I don’t think she’s got it quite right. Why did the United States and the countries of Western Europe become rich while China, India, etc. did not?

Let me begin my interpretation of events by explaining what borrowing and investment are. Borrowing is shifting future consumption into the present. Investment is postponing present consumption until some time in the future.

Armed with that let’s start listing the critical success factors for a country’s becoming rich. First, you need to be able to produce a surplus. That’s something that nomads, bands of hunter-gatherers, and subsistence farmers can’t do.

Second, you must be able to invest—to defer consumption. If your surplus is taxed away or if you consume everything you produce (or consume more than you produce by borrowing), you won’t become rich. Once modernization allowed the Japanese to grow beyond subsistence farming, Japan became rich in part because of distinctively Japanese cultural traits which encouraged Japanese people to invest rather than consuming what they produced.

Third, you must have not just one or two but a whole complex of institutions that support the accumulation of national wealth. Those include the rule of law, a sound currency, a government that maintains a fairly stable set of rules, and a general agreement that you should play by the rules.

I’m skeptical of Dr. McCloskey’s favored explanation for a number of reasons, the most important being that “liberty” is pretty hard to define and few countries including England have the absolutist sort of notions of freedom that have prevailed in the United States and to some extent still do. Germany is a rich country, too, and Anglo-American notions of liberty have never prevailed there.

And, most importantly, you do not have to resort to liberty as an explanation. Compound interest will do.

9 comments… add one
  • sam Link

    Yeah, I think she may have her causality going in the wrong direction. It seems to me that “the rule of law, a sound currency, a government that maintains a fairly stable set of rules, and a general agreement that you should play by the rules” are the predicates of liberty, not the other way around.

  • jan Link

    Maybe the term “liberty” is a general ingredient of all three critical success factors you listed:

    1) producing a surplus — this is usually done when you are not beleaguered by high taxation, which only curtails the amounts of surplus one has on hand, along with incentives to amass anything extra. IOW, having less freedom to manage one’s surplus causes fewer people to amass wealth creating an overall less rich and successful country.

    2) the ability to invest — depends not only on a surplus not being overly-taxed away, but also on the multitude of rules and regulations which govern the business climate of a country. Onerous and excessive ones only serve to deter and/or discourage one’s freedom to navigate layered bureaucratic complexity, dampening even the desire to dream about, let alone begin such a frustrating business process.

    3) Having an array of stable, fair institutions, traditions, and laws creates a set of understood, guaranteed perimeters for people to rationally plan on how much money they must save to invest in something they believe to be worthwhile and, importantly, sustainable. Having trust in knowing what the limits of their government’s tentacles of power and control are frees people from fearing what a more erratic, politicized government can suddenly demand from them.
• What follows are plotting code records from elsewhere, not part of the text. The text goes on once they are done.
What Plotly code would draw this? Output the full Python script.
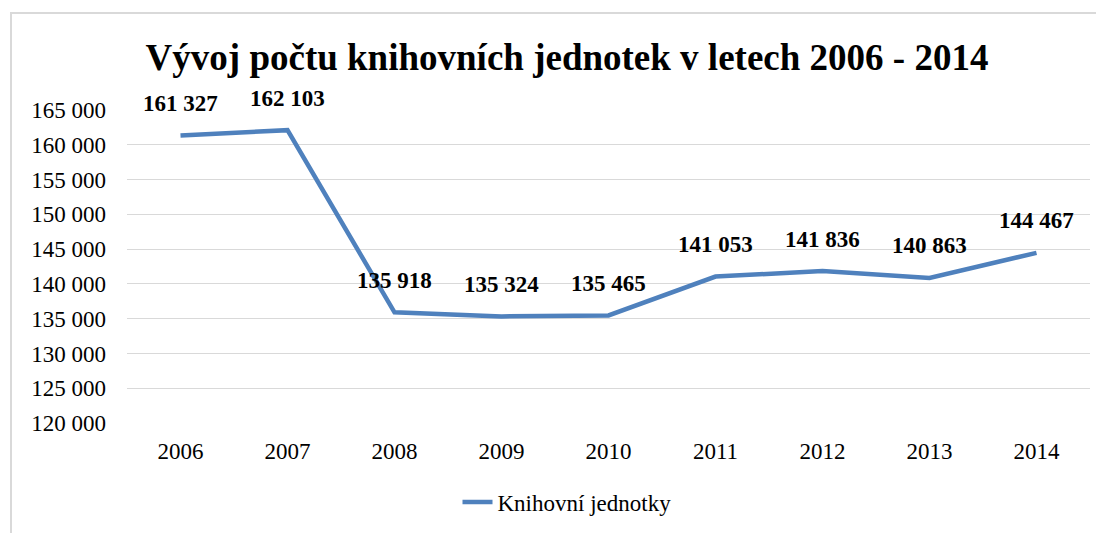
import plotly.graph_objects as go

years = ["2006", "2007", "2008", "2009", "2010", "2011", "2012", "2013", "2014"]
values = [161327, 162103, 135918, 135324, 135465, 141053, 141836, 140863, 144467]
series_name = "Knihovní jednotky"
title_text = "Vývoj počtu knihovních jednotek v letech 2006 - 2014"
y_ticks = list(range(120000, 165001, 5000))

def fmt(v):
    return f"{v:,}".replace(",", " ")

W, H = 1104, 533
OFF = 8  # page body margin offset
FONT = "Liberation Serif, Times New Roman, serif"
COLOR = "#4F81BD"

L, T = 127 - OFF, 110 - OFF
R = W - (1090 - OFF)
B = H - (423 - OFF)
PW, PH = W - L - R, H - T - B

fig = go.Figure()
fig.add_trace(go.Scatter(
    x=years, y=values, mode="lines", name=series_name,
    line=dict(color=COLOR, width=4.5),
))

for i, v in enumerate(values):
    fig.add_annotation(
        x=i, y=v, text=f"<b>{fmt(v)}</b>", showarrow=False,
        yshift=32, font=dict(family=FONT, size=23, color="black"),
        xref="x", yref="y",
    )

fig.update_layout(
    width=W, height=H,
    margin=dict(l=L, r=R, t=T, b=B),
    paper_bgcolor="white", plot_bgcolor="white",
    font=dict(family=FONT, size=23, color="black"),
    title=dict(text=f"<b>{title_text}</b>", x=(567 - OFF) / W, xanchor="center",
               y=1 - (57 - OFF) / H, yanchor="middle", yref="container",
               font=dict(family=FONT, size=37, color="black")),
    showlegend=True,
    legend=dict(orientation="h", x=(567 - OFF - L) / PW, xanchor="center",
                y=-(502 - 423) / PH, yanchor="middle",
                font=dict(family=FONT, size=23)),
    xaxis=dict(type="category", range=[-0.5, 8.5], showgrid=False,
               showline=False, zeroline=False, ticks="",
               ticklabelstandoff=12, tickfont=dict(family=FONT, size=23)),
    yaxis=dict(range=[120000, 165000], tickvals=y_ticks,
               ticktext=[fmt(t) for t in y_ticks],
               showgrid=True, gridcolor="#d9d9d9", gridwidth=1.3,
               zeroline=False, showline=False, ticks="",
               ticklabelstandoff=20, tickfont=dict(family=FONT, size=23)),
)

# outer chart border
fig.add_shape(type="rect", xref="paper", yref="paper",
              x0=(11 - 127) / PW, x1=1.2,
              y0=-1, y1=1 + (110 - 13) / PH,
              line=dict(color="#d9d9d9", width=2), layer="below")

fig.write_html("out.html")
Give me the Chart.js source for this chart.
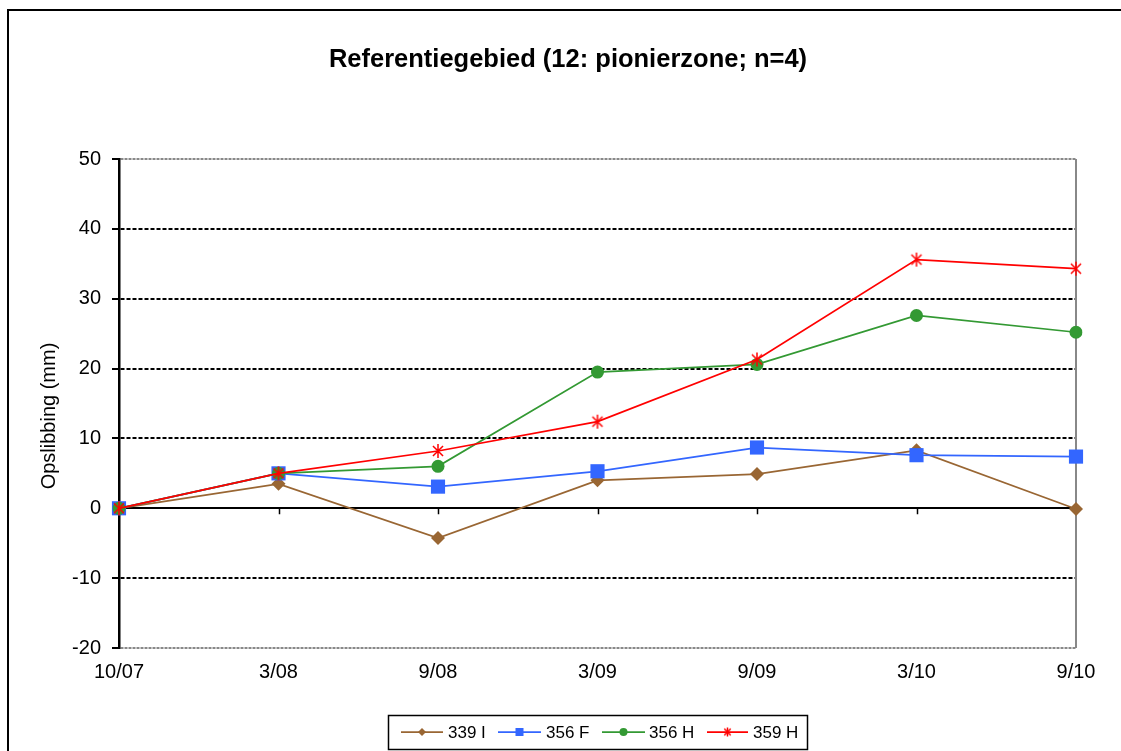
<!DOCTYPE html>
<html>
<head>
<meta charset="utf-8">
<title>Referentiegebied</title>
<script src="https://cdn.jsdelivr.net/npm/chart.js"></script>
<style>
  html, body { margin: 0; padding: 0; background: #fff; }
  #chart { display: block; }
</style>
</head>
<body>
<canvas id="chart" width="1121" height="751"></canvas>
<script>
// data
const dates = ['10/07', '3/08', '9/08', '3/09', '9/09', '3/10', '9/10'];
const s339I = [0, 3.5, -4.25, 4.0, 4.9, 8.3, -0.1];
const s356F = [0, 5.0, 3.1, 5.3, 8.7, 7.6, 7.4];
const s356H = [0, 5.0, 6.0, 19.5, 20.6, 27.6, 25.2];
const s359H = [0, 5.0, 8.2, 12.4, 21.3, 35.6, 34.3];
const yTicks = [-20, -10, 0, 10, 20, 30, 40, 50];

const FONT = "'Liberation Sans', Arial, sans-serif";
const BROWN = '#996633', BLUE = '#3366FF', GREEN = '#339933', RED = '#FF0000';

// Excel style asterisk marker
function makeStar(size, color) {
    const c = document.createElement('canvas');
    c.width = size; c.height = size;
    const g = c.getContext('2d');
    const m = size / 2, a = size / 2 - 1, d = a * 0.72;
    g.strokeStyle = color;
    g.lineWidth = 1.5;
    g.beginPath();
    g.moveTo(m, m - a); g.lineTo(m, m + a);
    g.moveTo(m - d, m - d); g.lineTo(m + d, m + d);
    g.moveTo(m + d, m - d); g.lineTo(m - d, m + d);
    g.stroke();
    return c;
}
const starBig = makeStar(16, RED);
const starSmall = makeStar(11, RED);

function drawMarker(ctx, kind, x, y, r, color) {
    ctx.save();
    ctx.fillStyle = color;
    ctx.beginPath();
    if (kind === 'diamond') {
        ctx.moveTo(x, y - r); ctx.lineTo(x + r, y); ctx.lineTo(x, y + r); ctx.lineTo(x - r, y);
        ctx.closePath(); ctx.fill();
    } else if (kind === 'square') {
        ctx.fillRect(x - r, y - r, 2 * r, 2 * r);
    } else if (kind === 'circle') {
        ctx.arc(x, y, r, 0, Math.PI * 2); ctx.fill();
    } else {
        ctx.drawImage(starSmall, x - starSmall.width / 2, y - starSmall.height / 2);
    }
    ctx.restore();
}

const legendItems = [
    { text: '339 I', color: BROWN, kind: 'diamond', x1: 401, x2: 443, r: 4, tx: 448 },
    { text: '356 F', color: BLUE, kind: 'square', x1: 498, x2: 541, r: 4, tx: 546 },
    { text: '356 H', color: GREEN, kind: 'circle', x1: 602, x2: 645, r: 4, tx: 649 },
    { text: '359 H', color: RED, kind: 'star', x1: 707, x2: 748, r: 4, tx: 753 }
];

const decor = {
    id: 'decor',
    beforeDatasetsDraw(chart) {
        const { ctx, chartArea: a, scales } = chart;
        ctx.save();
        // right border of plot area
        ctx.strokeStyle = '#888';
        ctx.lineWidth = 2;
        ctx.beginPath();
        ctx.moveTo(a.right, a.top);
        ctx.lineTo(a.right, a.bottom);
        ctx.stroke();
        // tick marks on the zero line
        const y0 = scales.y.getPixelForValue(0);
        ctx.strokeStyle = '#000';
        ctx.lineWidth = 1.5;
        ctx.beginPath();
        for (let i = 1; i < dates.length; i++) {
            const x = Math.round(scales.x.getPixelForValue(i)) + 0.5;
            ctx.moveTo(x, y0);
            ctx.lineTo(x, y0 + 6);
        }
        ctx.stroke();
        ctx.restore();
    },
    afterDraw(chart) {
        const { ctx } = chart;
        ctx.save();
        // outer frame
        ctx.strokeStyle = '#000';
        ctx.lineWidth = 2;
        ctx.strokeRect(8, 10, 1200, 900);

        // title
        ctx.fillStyle = '#000';
        ctx.font = 'bold 25.5px ' + FONT;
        ctx.textAlign = 'center';
        ctx.textBaseline = 'alphabetic';
        ctx.fillText('Referentiegebied (12: pionierzone; n=4)', 568, 67);

        // y axis title
        ctx.save();
        ctx.translate(49, 416);
        ctx.rotate(-Math.PI / 2);
        ctx.font = '20px ' + FONT;
        ctx.textBaseline = 'middle';
        ctx.fillText('Opslibbing (mm)', 0, 0);
        ctx.restore();

        // legend
        ctx.lineWidth = 1.5;
        ctx.strokeStyle = '#000';
        ctx.strokeRect(388.5, 715.5, 419, 34);
        ctx.font = '17px ' + FONT;
        ctx.textAlign = 'left';
        ctx.textBaseline = 'middle';
        const ly = 732;
        legendItems.forEach(it => {
            ctx.strokeStyle = it.color;
            ctx.lineWidth = 1.75;
            ctx.beginPath();
            ctx.moveTo(it.x1, ly);
            ctx.lineTo(it.x2, ly);
            ctx.stroke();
            drawMarker(ctx, it.kind, (it.x1 + it.x2) / 2, ly, it.r, it.color);
            ctx.fillStyle = '#000';
            ctx.fillText(it.text, it.tx, ly + 1);
        });
        ctx.restore();
    }
};

function series(label, data, color, style, radius, order) {
    return {
        label: label,
        data: data,
        borderColor: color,
        backgroundColor: color,
        borderWidth: 1.75,
        pointStyle: style,
        pointRadius: radius,
        pointHoverRadius: radius,
        pointBorderWidth: 0,
        pointBackgroundColor: color,
        tension: 0,
        order: order
    };
}

const isEdge = c => c.tick && (c.tick.value === 50 || c.tick.value === -20);
const isZero = c => c.tick && c.tick.value === 0;

new Chart(document.getElementById('chart'), {
    type: 'line',
    data: {
        labels: dates,
        datasets: [
            series('339 I', s339I, BROWN, 'rectRot', 7, 4),
            series('356 F', s356F, BLUE, 'rect', 10, 3),
            series('356 H', s356H, GREEN, 'circle', 6.5, 2),
            series('359 H', s359H, RED, starBig, 8, 1)
        ]
    },
    options: {
        responsive: false,
        animation: false,
        layout: { padding: { top: 159, right: 45, left: 0, bottom: 0 } },
        plugins: {
            legend: { display: false },
            title: { display: false },
            tooltip: { enabled: false }
        },
        scales: {
            x: {
                type: 'category',
                offset: false,
                grid: { display: false, drawTicks: false },
                border: { display: false },
                ticks: {
                    color: '#000',
                    font: { family: FONT, size: 20 },
                    padding: 12,
                    maxRotation: 0,
                    autoSkip: false
                },
                afterFit: s => { s.height = 103; }
            },
            y: {
                min: -20,
                max: 50,
                afterBuildTicks: s => { s.ticks = yTicks.map(v => ({ value: v })); },
                grid: {
                    color: c => isEdge(c) ? '#888' : '#000',
                    lineWidth: 2,
                    tickColor: '#000',
                    tickLength: 7,
                    tickWidth: 2,
                    tickBorderDash: []
                },
                border: {
                    display: true,
                    color: '#000',
                    width: 2.5,
                    dash: c => isZero(c) ? [] : (isEdge(c) ? [3, 1] : [4, 2])
                },
                ticks: {
                    color: '#000',
                    font: { family: FONT, size: 20 },
                    padding: 11
                },
                afterFit: s => { s.width = 119; }
            }
        }
    },
    plugins: [decor]
});
</script>
</body>
</html>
    People basically function better in a freer environment. This, “liberty” seems to create a sense of well being, meaningful purpose, more latitude to go further exercising a person’s individual strengths and skills, ultimately producing more wealth for the country in which liberty is both encouraged and maintained

  • Gray Shambler Link

    The industrial revolution beginning probably with the invention of the steam engine and the scientific method. Remember in the middle ages such ideas were heresy.
    Later on though the Soviet Union proved you could apply these methods and still be desperately poor.
    Personal financial freedom, the confidence that your efforts, if successful will not be taken by force.
    Recently though, Hugo Chavez proved (posthumously), that government through central banking can take it all anyway.
    Wealth creation to me is like farming or gardening, it requires a long period of optimum conditions, patience, diligence peace, and of course you cannot eat the seed corn.
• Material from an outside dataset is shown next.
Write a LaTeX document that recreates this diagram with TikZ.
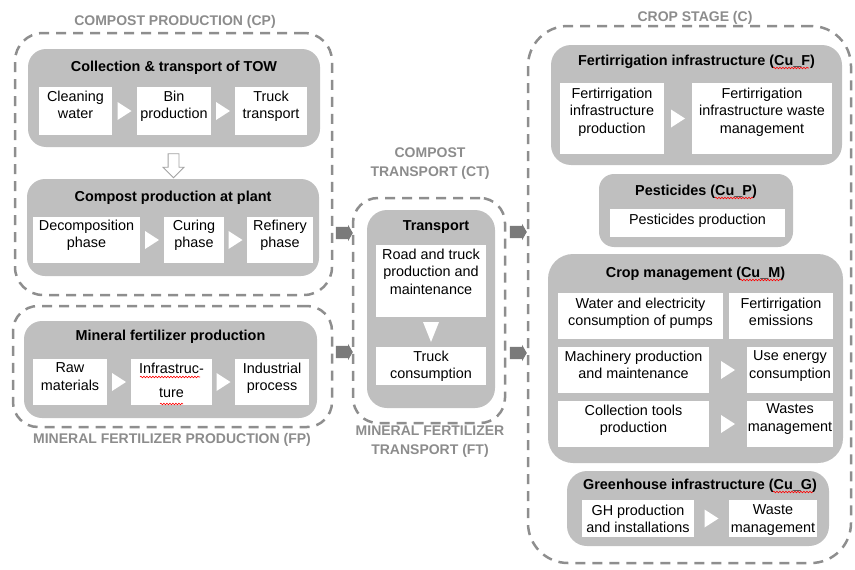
\documentclass[tikz,border=0pt]{standalone}
\usepackage{fontspec}
\setmainfont{Liberation Sans}
\usetikzlibrary{calc,fit,shapes.arrows,decorations.pathmorphing}
\definecolor{boxgrey}{HTML}{BFBFBF}
\definecolor{zonegrey}{HTML}{8E8E8E}
\definecolor{flowgrey}{HTML}{7A7A7A}
\definecolor{labelgrey}{HTML}{8C8C8C}
\newcommand\diagfont{\fontsize{14.4pt}{17.5pt}\selectfont}
\newcommand\zonefont{\fontsize{14pt}{17.5pt}\selectfont}
% white step triangles between two boxes
\newcommand\stepright[2]{\fill[white] ($(#1.east)!0.5!(#2.west)$) ++(-7,-9) -- ++(14,9) -- ++(-14,9) -- cycle;}
\newcommand\stepdown[2]{\fill[white] ($(#1.south)!0.5!(#2.north)$) ++(-8,-10) -- ++(16,0) -- ++(-8,20) -- cycle;}
\begin{document}
\begin{tikzpicture}[x=1pt,y=-1pt,
  zone/.style={draw=zonegrey, line width=2.5pt, dash pattern=on 10pt off 7pt, rounded corners=28pt, inner sep=0pt},
  greybox/.style={fill=boxgrey, rounded corners=18pt, inner sep=0pt},
  wbox/.style={fill=white, inner sep=0pt},
  ttl/.style={font=\bfseries\diagfont, anchor=base, inner sep=0pt},
  wtxt/.style={font=\diagfont, align=center, anchor=north, inner sep=0pt},
  zlabel/.style={font=\bfseries\zonefont, text=labelgrey, align=center, inner sep=0pt},
  flow/.style={single arrow, fill=flowgrey, minimum height=17pt, inner xsep=0pt, inner ysep=6pt, single arrow head extend=2pt, single arrow tip angle=120},
  hollow/.style={single arrow, draw=flowgrey!70, fill=white, line width=0.8pt, minimum height=24pt, inner xsep=0pt, inner ysep=5pt, single arrow head extend=5pt},
  spell/.style={red, line width=0.6pt, decorate, decoration={snake, amplitude=0.8pt, segment length=3pt}}
]
\useasboundingbox (0,0) rectangle (855,570);

% ---------- stage outlines ----------
\node[zone, fit={(15,33)(332,295)}] (cpz) {};
\node[zone, rounded corners=25pt, fit={(13,306)(332,427)}] (fpz) {};
\node[zone, rounded corners=25pt, fit={(353,198)(505,423)}] (ctz) {};
\node[zone, rounded corners=40pt, fit={(528,26)(851,563)}] (cz) {};

\node[zlabel, anchor=base] (cpz-l) at (175,25) {COMPOST PRODUCTION (CP)};
\node[zlabel, anchor=base] (fpz-l) at (172,443) {MINERAL FERTILIZER PRODUCTION (FP)};
\node[zlabel, anchor=north] (ctz-l) at (430,148) {COMPOST\\[1pt]TRANSPORT (CT)};
\node[zlabel, anchor=north] (ftz-l) at (430,426) {MINERAL FERTILIZER\\[1pt]TRANSPORT (FT)};
\node[zlabel, anchor=base] (cz-l) at (695,21) {CROP STAGE (C)};

% ---------- compost production ----------
\node[greybox, fit={(28,49)(320,147)}] (coll) {};
\node[ttl] (coll-t) at (coll.north |- 0,71) {Collection \& transport of TOW};
\node[wbox, fit={(39,87)(112,135)}] (cw) {};
\node[wbox, fit={(137,87)(211,135)}] (bp) {};
\node[wbox, fit={(235,87)(307,135)}] (tt) {};
\node[wtxt] (cw-t) at ($(cw.north)+(0,4)$) {Cleaning\\water};
\node[wtxt] (bp-t) at ($(bp.north)+(0,4)$) {Bin\\production};
\node[wtxt] (tt-t) at ($(tt.north)+(0,4)$) {Truck\\transport};
\stepright{cw}{bp}
\stepright{bp}{tt}

\node[greybox, fit={(27,179)(319,276)}] (plant) {};
\node[ttl] (plant-t) at (plant.north |- 0,201) {Compost production at plant};
\node[wbox, fit={(33,217)(140,263)}] (dp) {};
\node[wbox, fit={(164,217)(224,263)}] (cur) {};
\node[wbox, fit={(247,217)(313,263)}] (rf) {};
\node[wtxt] (dp-t) at ($(dp.north)+(0,3)$) {Decomposition\\phase};
\node[wtxt] (cur-t) at ($(cur.north)+(0,3)$) {Curing\\phase};
\node[wtxt] (rf-t) at ($(rf.north)+(0,3)$) {Refinery\\phase};
\stepright{dp}{cur}
\stepright{cur}{rf}

\node[hollow, rotate=-90] (down) at ($(coll.south)!0.5!(plant.north)$) {};

% ---------- mineral fertilizer production ----------
\node[greybox, fit={(24,321)(317,418)}] (mfp) {};
\node[ttl] (mfp-t) at (mfp.north |- 0,340) {Mineral fertilizer production};
\node[wbox, fit={(33,359)(107,405)}] (raw) {};
\node[wbox, fit={(131,359)(212,405)}] (inf) {};
\node[wbox, fit={(235,359)(309,405)}] (ind) {};
\node[wtxt] (raw-t) at ($(raw.north)+(0,4)$) {Raw\\materials};
\node[wtxt] (inf-t) at ($(inf.north)+(0,4)$) {Infrastruc-\\[7pt]ture};
\node[wtxt] (ind-t) at ($(ind.north)+(0,4)$) {Industrial\\process};
\stepright{raw}{inf}
\stepright{inf}{ind}

% ---------- transport ----------
\node[greybox, rounded corners=20pt, fit={(367,210)(495,408)}] (trp) {};
\node[ttl] (trp-t) at (436,230) {Transport};
\node[wbox, fit={(376,245)(486,317)}] (road) {};
\node[wbox, fit={(376,347)(486,385)}] (tcons) {};
\node[wtxt] (road-t) at ($(road.north)+(0,4)$) {Road and truck\\production and\\maintenance};
\node[wtxt] (tcons-t) at ($(tcons.north)+(0,4)$) {Truck\\consumption};
\stepdown{road}{tcons}

% ---------- flows between stages ----------
\node[flow] (f-cp) at ($(cpz.east |- 0,233)!0.5!(ctz.west |- 0,233)$) {};
\node[flow] (f-fp) at ($(fpz.east |- 0,352)!0.5!(ctz.west |- 0,352)$) {};
\node[flow] (f-ct) at ($(ctz.east |- 0,232)!0.5!(cz.west |- 0,232)$) {};
\node[flow] (f-ft) at ($(ctz.east |- 0,353)!0.5!(cz.west |- 0,353)$) {};

% ---------- crop stage ----------
\node[greybox, rounded corners=20pt, fit={(551,45)(842,165)}] (fi) {};
\node[ttl] (fi-t) at (fi.north |- 0,65) {Fertirrigation infrastructure (Cu\_F)};
\node[wbox, fit={(560,83)(664,154)}] (fip) {};
\node[wbox, fit={(692,83)(832,154)}] (fiw) {};
\node[wtxt] (fip-t) at ($(fip.north)+(0,5)$) {Fertirrigation\\infrastructure\\production};
\node[wtxt] (fiw-t) at ($(fiw.north)+(0,5)$) {Fertirrigation\\infrastructure waste\\management};
\stepright{fip}{fiw}

\node[greybox, rounded corners=15pt, fit={(599,174)(793,247)}] (pest) {};
\node[ttl] (pest-t) at (pest.north |- 0,195) {Pesticides (Cu\_P)};
\node[wbox, fit={(610,209)(785,237)}] (pp) {};
\node[wtxt] (pp-t) at ($(pp.north)+(0,5)$) {Pesticides production};

\node[greybox, rounded corners=25pt, fit={(548,254)(843,463)}] (cm) {};
\node[ttl] (cm-t) at (cm.north |- 0,277) {Crop management (Cu\_M)};
\node[wbox, fit={(558,293)(723,339)}] (we) {};
\node[wbox, fit={(729,293)(833,339)}] (fe) {};
\node[wbox, fit={(558,347)(709,393)}] (mp) {};
\node[wbox, fit={(747,347)(833,393)}] (ue) {};
\node[wbox, fit={(558,401)(709,447)}] (tools) {};
\node[wbox, fit={(747,401)(833,447)}] (wm) {};
\node[wtxt] (we-t) at ($(we.north)+(0,5)$) {Water and electricity\\consumption of pumps};
\node[wtxt] (fe-t) at ($(fe.north)+(0,5)$) {Fertirrigation\\emissions};
\node[wtxt] (mp-t) at ($(mp.north)+(0,4)$) {Machinery production\\and maintenance};
\node[wtxt] (ue-t) at ($(ue.north)+(0,4)$) {Use energy\\consumption};
\node[wtxt] (tools-t) at ($(tools.north)+(0,4)$) {Collection tools\\production};
\node[wtxt] (wm-t) at ($(wm.north)+(0,3)$) {Wastes\\management};
\stepright{mp}{ue}
\stepright{tools}{wm}

\node[greybox, rounded corners=20pt, fit={(567,471)(829,546)}] (gh) {};
\node[ttl] (gh-t) at (700,489) {Greenhouse infrastructure (Cu\_G)};
\node[wbox, fit={(582,500)(694,537)}] (ghp) {};
\node[wbox, fit={(729,500)(817,537)}] (ghw) {};
\node[wtxt] (ghp-t) at ($(ghp.north)+(0,5)$) {GH production\\and installations};
\node[wtxt] (ghw-t) at ($(ghw.north)+(0,5)$) {Waste\\management};
\stepright{ghp}{ghw}

% ---------- spell-check marks ----------
\draw[spell] (773,68) -- (809,68);
\draw[spell] (715,198) -- (753,198);
\draw[spell] (740,280) -- (782,280);
\draw[spell] (773,492) -- (813,492);
\draw[spell] (140,377) -- (200,377);
\draw[spell] (160,404) -- (183,404);
\end{tikzpicture}
\end{document}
  • Wealth creation to me is like farming or gardening, it requires a long period of optimum conditions, patience, diligence peace, and of course you cannot eat the seed corn.

    I think that’s a good summation, GS.

    Problem: we’re violating all of those. The question now is whether having become wealthy you can remain wealthy even if you’re not doing the things that made you wealthy in the first place.

  • TastyBits Link

    From the article:
    … Holland about 1600 …

    This event was the arrival of the Jewish people who had been kicked out of Spain. Anybody interested can investigate Spain’s economic welfare after this event.

    It has been a while, but if I recall correctly, they brought banking concepts with them. (They were penniless though. The only possessions an expelled Jewish person was allowed to take were the clothes on his/her back and their mostly intact head.)

  • That’s one possibility. Another is the Dutch Reformed Church and other Calvinist denominations that rose up about that time.

  • steve Link

    McCloskey is a one trick pony. Liberty is always the answer and she must find a way to frame the question to get that answer. It seems pretty multifactorial to me, and maybe liberty was even part of the answer, especially if you add in the concept of positive liberty, which she would hate. It started with the printing press and the Protestant Reformation. Add in the agricultural improvements in the 1700s (thank you Jethro Tull), the influx of stuff from the New World and then the Pax Brittanica that kept it all from regressing too much, not too mention that water treatment and sewer advances meant people could live in large cities.

    Steve

  • Guarneri Link

    I’m with our noted investment guru and long time
    entrepreneur/community organizer, Barack Obama. The road to growth and prosperity is government, and shaking down banks. After all, you didn’t build that, someone else did that.

  • jan Link

    Very much like nourishment is needed in soil composition to produce a good crop, so is “liberty” a base ingredient in governmental management creating a freer environment to take risks, becoming responsible for one’s success or failures, along with reaping the rewards or deficits of said outcomes.